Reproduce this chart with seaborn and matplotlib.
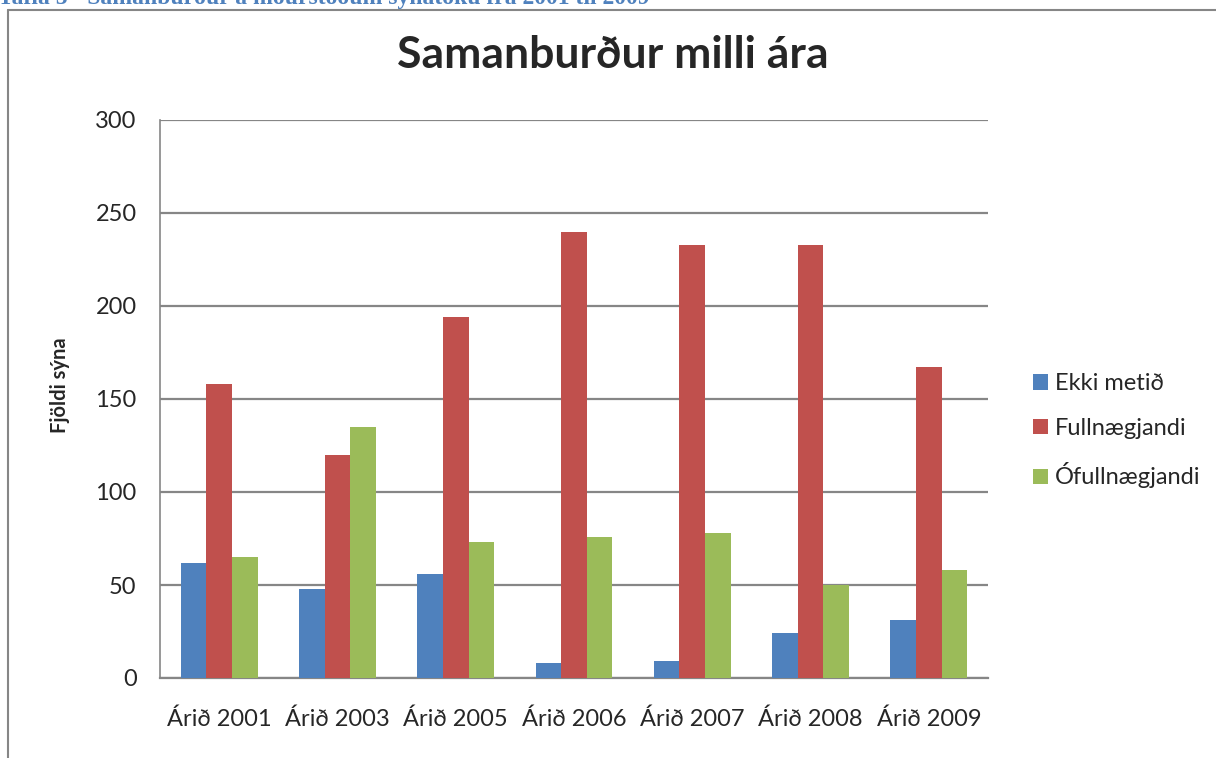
import pandas as pd
import matplotlib
matplotlib.use("Agg")
import matplotlib.pyplot as plt
from matplotlib.patches import Patch
from matplotlib.lines import Line2D
import seaborn as sns

# Values
years = ["Árið 2001", "Árið 2003", "Árið 2005", "Árið 2006", "Árið 2007", "Árið 2008", "Árið 2009"]
ekki_metid = [62, 48, 56, 8, 9, 24, 31]
fullnaegjandi = [158, 120, 194, 240, 233, 233, 167]
ofullnaegjandi = [65, 135, 73, 76, 78, 50, 58]
series_names = ["Ekki metið", "Fullnægjandi", "Ófullnægjandi"]
colors = ["#4F81BD", "#C0504D", "#9BBB59"]

df = pd.DataFrame({
    "Ár": years,
    series_names[0]: ekki_metid,
    series_names[1]: fullnaegjandi,
    series_names[2]: ofullnaegjandi,
})
long_df = df.melt(id_vars="Ár", var_name="Flokkur", value_name="Fjöldi")

sns.set_style("white")
plt.rcParams['font.family'] = ['Lato', 'DejaVu Sans']

W, H = 1216, 758
fig = plt.figure(figsize=(W / 100, H / 100), dpi=100)
ax = fig.add_axes([160 / W, 1 - 678 / H, (988 - 160) / W, (678 - 120) / H])

sns.barplot(data=long_df, x="Ár", y="Fjöldi", hue="Flokkur", palette=colors,
            width=0.65, gap=0, saturation=1, errorbar=None, ax=ax, legend=False,
            edgecolor="none", zorder=3)

grid_col = "#868686"
ax.set_ylim(0, 300)
ax.set_yticks(range(0, 301, 50))
ax.yaxis.grid(True, color=grid_col, linewidth=1.6, zorder=0)
ax.set_axisbelow(True)
for s in ["top", "right"]:
    ax.spines[s].set_visible(False)
ax.spines["left"].set_color(grid_col)
ax.spines["left"].set_linewidth(1.2)
ax.spines["bottom"].set_color(grid_col)
ax.spines["bottom"].set_linewidth(1.6)
ax.tick_params(axis="y", length=5.8, color=grid_col, width=1.6, labelsize=17, pad=11)
ax.tick_params(axis="x", length=0, labelsize=17, pad=22)
ax.set_xlabel("")
ax.set_ylabel("")
ax.set_xlim(-0.5, len(years) - 0.5)

fig.text(60 / W, 1 - 385 / H, "Fjöldi sýna", rotation=90, ha="center", va="center",
         fontsize=14.5, fontweight="bold")

fig.text(613 / W, 1 - 55 / H, "Samanburður milli ára", ha="center", va="center",
         fontsize=32, fontweight="bold")

handles = [Patch(facecolor=c, edgecolor="none") for c in colors]
fig.legend(handles, series_names, loc="upper left", bbox_to_anchor=(1012 / W, 1 - 352 / H),
           frameon=False, fontsize=17, handlelength=0.62, handleheight=0.62,
           handletextpad=0.3, labelspacing=1.0)

# outer chart frame and clipped caption above it
fig.add_artist(Line2D([8 / W, 8 / W], [0, 1 - 10 / H], color=grid_col, linewidth=1.5))
fig.add_artist(Line2D([8 / W, 1], [1 - 10 / H, 1 - 10 / H], color=grid_col, linewidth=1.5))
fig.text(-2 / W, 1 - 4 / H, "Tafla 5 - Samanburður á niðurstöðum sýnatöku frá 2001 til 2009",
         ha="left", va="baseline", fontsize=17, fontweight="bold", color="#4F81BD",
         family=["Liberation Serif", "DejaVu Serif"])

fig.savefig("out.png", dpi=100)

==============================

- [Task statement] Quote the preceding listing precisely and completely, omitting its images.

- [Problem solution]
Reproduce this chart with seaborn and matplotlib.
import pandas as pd
import matplotlib
matplotlib.use("Agg")
import matplotlib.pyplot as plt
from matplotlib.patches import Patch
from matplotlib.lines import Line2D
import seaborn as sns

# Values
years = ["Árið 2001", "Árið 2003", "Árið 2005", "Árið 2006", "Árið 2007", "Árið 2008", "Árið 2009"]
ekki_metid = [62, 48, 56, 8, 9, 24, 31]
fullnaegjandi = [158, 120, 194, 240, 233, 233, 167]
ofullnaegjandi = [65, 135, 73, 76, 78, 50, 58]
series_names = ["Ekki metið", "Fullnægjandi", "Ófullnægjandi"]
colors = ["#4F81BD", "#C0504D", "#9BBB59"]

df = pd.DataFrame({
    "Ár": years,
    series_names[0]: ekki_metid,
    series_names[1]: fullnaegjandi,
    series_names[2]: ofullnaegjandi,
})
long_df = df.melt(id_vars="Ár", var_name="Flokkur", value_name="Fjöldi")

sns.set_style("white")
plt.rcParams['font.family'] = ['Lato', 'DejaVu Sans']

W, H = 1216, 758
fig = plt.figure(figsize=(W / 100, H / 100), dpi=100)
ax = fig.add_axes([160 / W, 1 - 678 / H, (988 - 160) / W, (678 - 120) / H])

sns.barplot(data=long_df, x="Ár", y="Fjöldi", hue="Flokkur", palette=colors,
            width=0.65, gap=0, saturation=1, errorbar=None, ax=ax, legend=False,
            edgecolor="none", zorder=3)

grid_col = "#868686"
ax.set_ylim(0, 300)
ax.set_yticks(range(0, 301, 50))
ax.yaxis.grid(True, color=grid_col, linewidth=1.6, zorder=0)
ax.set_axisbelow(True)
for s in ["top", "right"]:
    ax.spines[s].set_visible(False)
ax.spines["left"].set_color(grid_col)
ax.spines["left"].set_linewidth(1.2)
ax.spines["bottom"].set_color(grid_col)
ax.spines["bottom"].set_linewidth(1.6)
ax.tick_params(axis="y", length=5.8, color=grid_col, width=1.6, labelsize=17, pad=11)
ax.tick_params(axis="x", length=0, labelsize=17, pad=22)
ax.set_xlabel("")
ax.set_ylabel("")
ax.set_xlim(-0.5, len(years) - 0.5)

fig.text(60 / W, 1 - 385 / H, "Fjöldi sýna", rotation=90, ha="center", va="center",
         fontsize=14.5, fontweight="bold")

fig.text(613 / W, 1 - 55 / H, "Samanburður milli ára", ha="center", va="center",
         fontsize=32, fontweight="bold")

handles = [Patch(facecolor=c, edgecolor="none") for c in colors]
fig.legend(handles, series_names, loc="upper left", bbox_to_anchor=(1012 / W, 1 - 352 / H),
           frameon=False, fontsize=17, handlelength=0.62, handleheight=0.62,
           handletextpad=0.3, labelspacing=1.0)

# outer chart frame and clipped caption above it
fig.add_artist(Line2D([8 / W, 8 / W], [0, 1 - 10 / H], color=grid_col, linewidth=1.5))
fig.add_artist(Line2D([8 / W, 1], [1 - 10 / H, 1 - 10 / H], color=grid_col, linewidth=1.5))
fig.text(-2 / W, 1 - 4 / H, "Tafla 5 - Samanburður á niðurstöðum sýnatöku frá 2001 til 2009",
         ha="left", va="baseline", fontsize=17, fontweight="bold", color="#4F81BD",
         family=["Liberation Serif", "DejaVu Serif"])

fig.savefig("out.png", dpi=100)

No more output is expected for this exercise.